Europe's desire for defence autonomy 'nothing new' - Gérald Olivier

Macron’s focus on Europe forging a new path away from over-reliance on America for security is nothing new in the context of the French president’s approach to transatlantic defence cooperation.

“We've heard for decades that Europe has to build its own defence, [but] it's only been words,” explains author and political strategist, Gérald Olivier.

Referring back to Macron’s speech in the Sorbonne in 2017: “seven years later, nothing has changed,” OIivier told RFI.

“In 2017, Trump was president and he was telling everyone NATO was dead,” so in that context, he believes Macron’s approach to European defence was on point.

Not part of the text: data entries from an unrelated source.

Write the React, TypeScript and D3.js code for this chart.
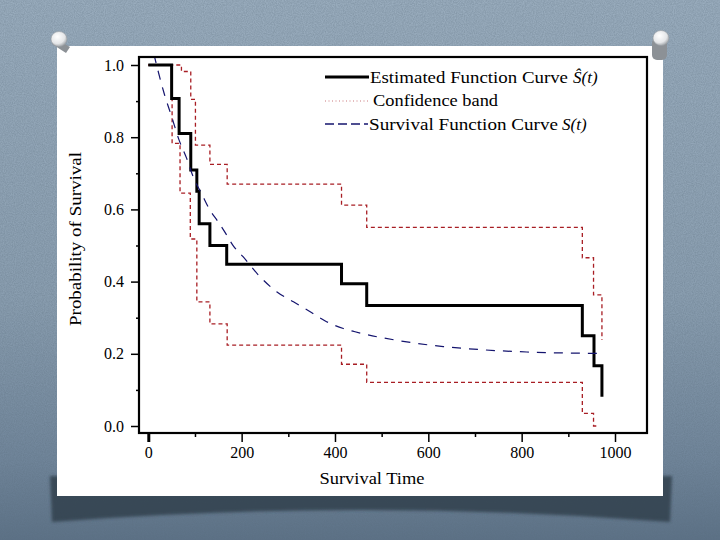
import React, { useRef, useEffect } from 'react';
import * as d3 from 'd3';

// Kaplan-Meier estimate (step after each time)
const kmTimes = [0, 50, 66, 91, 104, 109, 132, 168, 414, 468, 930, 955, 972];
const kmValues = [1.0, 0.907, 0.81, 0.709, 0.65, 0.56, 0.5, 0.448, 0.394, 0.334, 0.25, 0.167, 0.081];

// confidence band, upper and lower
const upperTimes = [0, 71, 91, 101, 132, 169, 414, 468, 930, 954, 972];
const upperValues = [1.0, 0.982, 0.905, 0.778, 0.725, 0.67, 0.612, 0.55, 0.466, 0.363, 0.238];
const lowerTimes = [0, 51, 68, 90, 104, 132, 169, 414, 468, 930, 954, 964];
const lowerValues = [1.0, 0.783, 0.645, 0.518, 0.344, 0.283, 0.224, 0.171, 0.121, 0.035, 0.0, 0.0];

// survival function curve S(t)
const curveTimes = [12, 34, 50, 66, 82, 96, 114, 132, 150, 168, 181, 203, 239, 275, 311, 346, 382, 418, 443, 539, 564, 632, 718, 811, 972];
const curveValues = [1.03, 0.921, 0.857, 0.792, 0.742, 0.691, 0.644, 0.598, 0.565, 0.529, 0.501, 0.469, 0.414, 0.372, 0.344, 0.317, 0.289, 0.27, 0.261, 0.236, 0.231, 0.22, 0.211, 0.205, 0.201];

const xMajor = [0, 200, 400, 600, 800, 1000];
const xMinor = [100, 300, 500, 700, 900];
const yMajor = [0, 0.2, 0.4, 0.6, 0.8, 1.0];
const yMinor = [0.1, 0.3, 0.5, 0.7, 0.9];

const serif = '"Liberation Serif", "Times New Roman", serif';
const bandColor = '#a81e24';
const curveColor = '#14146e';

const App: React.FC = () => {
  const svgRef = useRef<SVGSVGElement>(null);

  useEffect(() => {
    if (!svgRef.current) return;
    const svg = d3.select(svgRef.current);
    svg.selectAll('*').remove();

    const W = 720, H = 540;
    const defs = svg.append('defs');

    const bg = defs.append('linearGradient').attr('id', 'bg')
      .attr('x1', 0).attr('y1', 0).attr('x2', 0).attr('y2', 1);
    bg.append('stop').attr('offset', '0%').attr('stop-color', '#99acbd');
    bg.append('stop').attr('offset', '55%').attr('stop-color', '#8a9eb0');
    bg.append('stop').attr('offset', '85%').attr('stop-color', '#70859a');
    bg.append('stop').attr('offset', '100%').attr('stop-color', '#5c7186');

    const noise = defs.append('filter').attr('id', 'noise')
      .attr('x', 0).attr('y', 0).attr('width', '100%').attr('height', '100%');
    noise.append('feTurbulence').attr('type', 'fractalNoise')
      .attr('baseFrequency', 0.9).attr('numOctaves', 2).attr('seed', 3);
    noise.append('feColorMatrix').attr('type', 'matrix')
      .attr('values', '0 0 0 0 0.1  0 0 0 0 0.15  0 0 0 0 0.2  0.5 0 0 0 -0.12');

    const blur = defs.append('filter').attr('id', 'blur');
    blur.append('feGaussianBlur').attr('stdDeviation', 1.5);

    const pinGrad = defs.append('radialGradient').attr('id', 'pin')
      .attr('cx', '40%').attr('cy', '35%').attr('r', '65%');
    pinGrad.append('stop').attr('offset', '0%').attr('stop-color', '#ffffff');
    pinGrad.append('stop').attr('offset', '70%').attr('stop-color', '#e4e6e8');
    pinGrad.append('stop').attr('offset', '100%').attr('stop-color', '#a9adb1');

    defs.append('clipPath').attr('id', 'plotClip')
      .append('rect').attr('x', 139).attr('y', 57).attr('width', 508).attr('height', 376);

    // slide background
    svg.append('rect').attr('width', W).attr('height', H).attr('fill', 'url(#bg)');
    svg.append('rect').attr('width', W).attr('height', H).attr('filter', 'url(#noise)');

    // card shadow
    svg.append('path')
      .attr('d', 'M50,476 L672,476 L670,522 Q361,498 52,522 Z')
      .attr('fill', '#2f3d4a').attr('opacity', 0.8).attr('filter', 'url(#blur)');

    // white card
    svg.append('rect').attr('x', 57).attr('y', 46).attr('width', 606).attr('height', 450).attr('fill', '#ffffff');

    const x = d3.scaleLinear().domain([0, 1000]).range([148.3, 615]);
    const y = d3.scaleLinear().domain([0, 1]).range([426, 65]);

    const zip = (ts: number[], vs: number[]) => ts.map((t, i) => [t, vs[i]] as [number, number]);
    const step = d3.line<[number, number]>().x(d => x(d[0])).y(d => y(d[1])).curve(d3.curveStepAfter);
    const smooth = d3.line<[number, number]>().x(d => x(d[0])).y(d => y(d[1])).curve(d3.curveMonotoneX);

    const plot = svg.append('g').attr('clip-path', 'url(#plotClip)');

    [zip(upperTimes, upperValues), zip(lowerTimes, lowerValues)].forEach(band => {
      plot.append('path').attr('d', step(band)!)
        .attr('fill', 'none').attr('stroke', bandColor).attr('stroke-width', 1.3)
        .attr('stroke-dasharray', '4,3');
    });

    plot.append('path').attr('d', step(zip(kmTimes, kmValues))!)
      .attr('fill', 'none').attr('stroke', '#000').attr('stroke-width', 3);

    plot.append('path').attr('d', smooth(zip(curveTimes, curveValues))!)
      .attr('fill', 'none').attr('stroke', curveColor).attr('stroke-width', 1.2)
      .attr('stroke-dasharray', '9,8');

    // axes
    const styleAxis = (g: d3.Selection<SVGGElement, unknown, null, undefined>) => {
      g.select('.domain').remove();
      g.attr('font-family', serif).attr('font-size', 16);
      g.selectAll('line').attr('stroke', '#000').attr('stroke-width', 1.5);
      g.selectAll('text').attr('fill', '#000');
    };

    svg.append('g').attr('transform', 'translate(139,0)')
      .call(d3.axisLeft(y).tickValues(yMajor).tickSize(8).tickPadding(7).tickFormat(d3.format('.1f')))
      .call(styleAxis);
    svg.append('g').attr('transform', 'translate(139,0)')
      .call(d3.axisLeft(y).tickValues(yMinor).tickSize(3).tickFormat(() => ''))
      .call(styleAxis);

    const xg = svg.append('g').attr('transform', 'translate(0,433)')
      .call(d3.axisBottom(x).tickValues(xMajor).tickSize(9).tickPadding(5).tickFormat(d3.format('d')))
      .call(styleAxis);
    xg.selectAll<SVGGElement, number>('.tick').filter(d => d === 0).select('line').attr('stroke-width', 3);
    svg.append('g').attr('transform', 'translate(0,433)')
      .call(d3.axisBottom(x).tickValues(xMinor).tickSize(4).tickFormat(() => ''))
      .call(styleAxis);

    // frame
    svg.append('rect').attr('x', 139).attr('y', 57).attr('width', 508).attr('height', 376)
      .attr('fill', 'none').attr('stroke', '#000').attr('stroke-width', 2.2);

    // axis titles
    svg.append('text').attr('x', 372).attr('y', 484).attr('text-anchor', 'middle')
      .attr('font-family', serif).attr('font-size', 17).attr('textLength', 105)
      .attr('lengthAdjust', 'spacingAndGlyphs').text('Survival Time');
    svg.append('text').attr('transform', 'translate(81,239) rotate(-90)').attr('text-anchor', 'middle')
      .attr('font-family', serif).attr('font-size', 17).attr('textLength', 174)
      .attr('lengthAdjust', 'spacingAndGlyphs').text('Probability of Survival');

    // legend
    const lg = svg.append('g').attr('font-family', serif).attr('font-size', 17);
    lg.append('line').attr('x1', 325).attr('x2', 369).attr('y1', 77).attr('y2', 77)
      .attr('stroke', '#000').attr('stroke-width', 3);
    lg.append('text').attr('x', 370).attr('y', 83).attr('textLength', 198)
      .attr('lengthAdjust', 'spacingAndGlyphs').text('Estimated Function Curve');
    lg.append('text').attr('x', 573).attr('y', 83).attr('font-style', 'italic').text('Ŝ(t)');

    lg.append('line').attr('x1', 325).attr('x2', 368).attr('y1', 101).attr('y2', 101)
      .attr('stroke', bandColor).attr('stroke-width', 1).attr('stroke-dasharray', '1,2.5').attr('opacity', 0.6);
    lg.append('text').attr('x', 373).attr('y', 106).attr('textLength', 125)
      .attr('lengthAdjust', 'spacingAndGlyphs').text('Confidence band');

    lg.append('line').attr('x1', 325).attr('x2', 368).attr('y1', 124).attr('y2', 124)
      .attr('stroke', curveColor).attr('stroke-width', 1.3).attr('stroke-dasharray', '9,4');
    lg.append('text').attr('x', 369).attr('y', 130).attr('textLength', 189)
      .attr('lengthAdjust', 'spacingAndGlyphs').text('Survival Function Curve');
    lg.append('text').attr('x', 562).attr('y', 130).attr('font-style', 'italic').text('S(t)');

    // push pins
    svg.append('path').attr('d', 'M55,38 L70,47 L66,53 L52,44 Z').attr('fill', '#8c9196');
    svg.append('ellipse').attr('cx', 59).attr('cy', 39).attr('rx', 8).attr('ry', 7.5)
      .attr('fill', 'url(#pin)').attr('stroke', '#9aa0a5').attr('stroke-width', 0.6);
    svg.append('rect').attr('x', 652).attr('y', 38).attr('width', 15).attr('height', 22).attr('rx', 5)
      .attr('fill', '#8c9196');
    svg.append('ellipse').attr('cx', 661).attr('cy', 38).attr('rx', 8).attr('ry', 7.5)
      .attr('fill', 'url(#pin)').attr('stroke', '#9aa0a5').attr('stroke-width', 0.6);
  }, []);

  return (
    <svg ref={svgRef} width={720} height={540}
      style={{ position: 'fixed', left: 0, top: 0, display: 'block' }}></svg>
  );
};

export default App;
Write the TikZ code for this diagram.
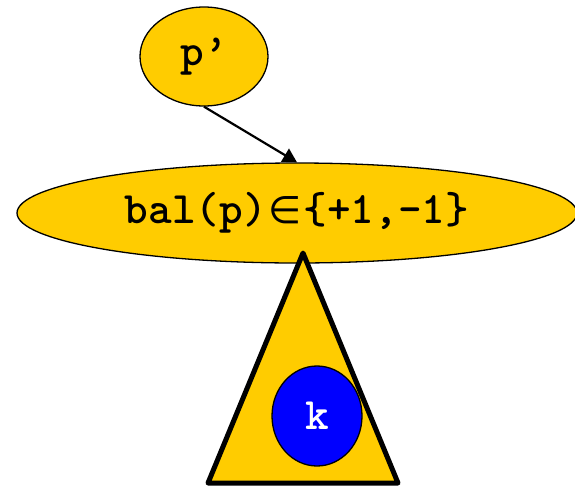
\documentclass[tikz,border=0pt]{standalone}
\usepackage{fontspec}
\newfontfamily\symfont{DejaVu Sans}
\usetikzlibrary{shapes.geometric,arrows.meta}
\definecolor{gold}{HTML}{FFCC00}
\definecolor{kblue}{HTML}{0000FF}
\tikzset{
  blob/.style={ellipse,draw,line width=1.3pt,fill=gold,inner sep=0pt,
    font=\fontsize{45}{52}\selectfont\ttfamily\bfseries}
}

\begin{document}
\begin{tikzpicture}[x=1pt,y=-1pt]
\useasboundingbox (0,0) rectangle (575,485);
\node[blob,minimum width=128,minimum height=99] (pp) at (204,56.5) {p’};
\node[blob,minimum width=560,minimum height=100] (bal) at (297,213)
  {bal(p)\kern2pt{\fontsize{38}{46}\symfont\mdseries ∈}\kern2pt\{+1,-1\}};
\draw[line width=2.2pt,-{Triangle[length=14pt,width=15pt]}] (pp.south) -- (bal.north);
% subtree
\coordinate (top) at (303,253);
\coordinate (bl) at (208,483);
\coordinate (br) at (398,483);
\draw[line width=5pt,line join=round,fill=gold] (top) -- (br) -- (bl) -- cycle;
\node[blob,fill=kblue,text=white,minimum width=90,minimum height=100] (k) at (317,416) {k};
\end{tikzpicture}
\end{document}
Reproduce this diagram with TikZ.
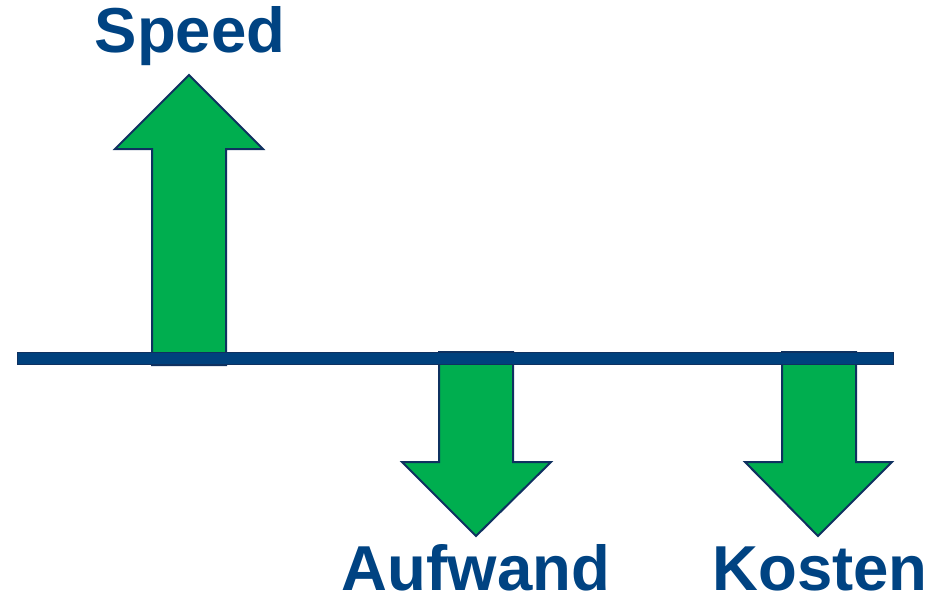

The use of the word “vassal” in the context of the transatlantic partnership, however, was definitely a provocation.

“France has never been a vassal to the US,” Olivier says, as France under General De Gaulle was kept out NATO – even though it was part of the alliance.

“France has always maintained a form of independence regarding the US. But the point is that the US is offering something [tangible] and that is the concrete capacity to protect Europe … whether or not Trump is elected in November, it's high time that Europe took into account new state of geopolitics.”

'Manifesto' on future Europe

Following Brexit and the departure from power of German chancellor Angela Merkel, the 46-year-old French president is often seen by commentators as Europe's number one leader.

But his party is facing embarrassment in June's European elections, ranking well behind the far-right in opinion polls and even risking coming third behind the Socialists.

The head of the governing party's list for the elections – the little-known Valerie Hayer – is failing to make an impact in the polls, especially in the face of the high-profile 28-year-old Jordan Bardella leading the far-right National Rally and Raphael Glucksmann emerging as a new star on the left.

Macron made no reference to the EU elections in his speech, although analysts say he is clearly seeking to wade into the campaign – with his speech reading as a manifesto for the continent's future.